I completed my first kora in three days with the help of my guide, Ngawang, without whom I don’t think I would have made it. We rested for one day in Darchen, with the biggest foot blisters I have ever had in my life, and it was only on this rest day, that I madly decided to do the kora again! It was an ultimate test of my mind and spirit. Because at the end of the first kora, my body was already in total exhaustion. It was by the power of my mind, spirit and blessings that I managed to complete the second kora, stronger than the first! The conditions of the kora were harsh and extreme especially difficult with the elevation of 1,000m in just 56 km. When I reached the highest peak at Droma-La Pass, I had a massive headache and vomited a few times. I took glucose tablets and drank lots of water and felt better. It was desert in the day – dry, crazy sunny, and relentless sand wind and freezing at night! Food was also a problem for me- I survived on Chinese instant noodles as my stomach did not and still does not react well with tsampa (Tibetan barley).


,My most precious Kailash memory was discovering this dakini cave near the Didak Phuk Monastery, before the final ascend to Drolma-La Pass. I decided to stay in the cave for the rest of the day and night before my ascend to Dromla-La Pass. It was a tiny cave with a narrow entrance (see the picture above) and I could barely stand inside the cave, it was about 4 feet in height. Even though it was tiny and narrow, sitting in the cave and looking out at Mt Kailash, I felt so at peace and so spacious and open in my heart. I meditated and sang songs of offering to Kang Rinpoche. I had goosebumps running down my spine when I saw Kang Rinpoche responded with snowflakes falling down her peak, whispering to me that she had heard my prayers.

To be honest, I was worried of unwanted animal visitors at night and also extreme cold at night, so I blocked the entrance with my daypack and I put on all the warm clothes I had with me! I made sure the monks from the monastery would bring me some hot water in the morning. Fortunately, I had no unwanted visitors that night, and I practiced meditation into wee hours of the morning, and making butter lamp offerings in the cave. I slept only for a few hours as I was woken up by the extreme drop of temperature in the night. In early dawn, I heard footsteps coming towards my cave: the monk came for me with a steaming bowl of noodles, I was moved to tears.


I stated meditation in 1999. To date, I have accumulated 5,800 lifetime practice hours, bulk of which in strict solitary meditation retreats in Nepal.
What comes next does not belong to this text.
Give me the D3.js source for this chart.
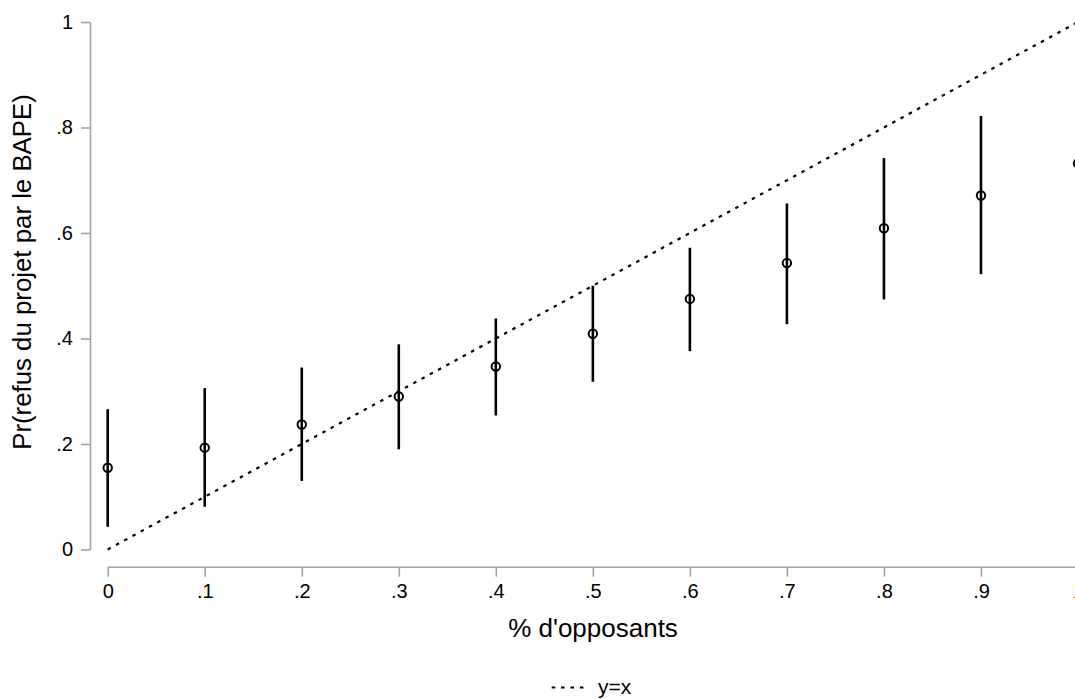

Yes I sat in a room, no contact, no speaking to outer world with an attendant who brought food to me once a day. In total I did 7 months retreat. These retreats gave me a firm foundation to build my practice in my life. In many ways, the current social distancing reminds me of my retreat days, the only difference is my retreat was based on free-will. ⠀⠀

Many people talk about how yoga saved their lives. But for me, it was meditation which saved my life and got me out of my depression and anxiety days from the reliance on medication which in the long run was hurting me.

As with the cultivation of any new habit, the key to success for training in meditation is consistency and less is more. How we train our body (eg in the gym, yoga) is how we train our mind. It is also key to learn from a qualified teacher who embodies the teachings instead of one who is merely repeating textbook verbatim with a certificate (and I mean no disrespect to any certification system). ⠀

There is no overnight success when it comes to achieving greatness and developing a new habit like meditation is no different. So it’s 99% practice and 1 % theory!! 

If you feel like having some calm and balance during this uncertain time, please check out my “Hello Me- One Cycle of Breath meditation”. I hope it will bring you some calm and inspire you to choose living in a mindful and awakened way.

May all beings be happy

May all beings be free from suffering.

May all beings never part with authentic happiness.

May all beings stay in equanimity without hatred and aversion to those near and far.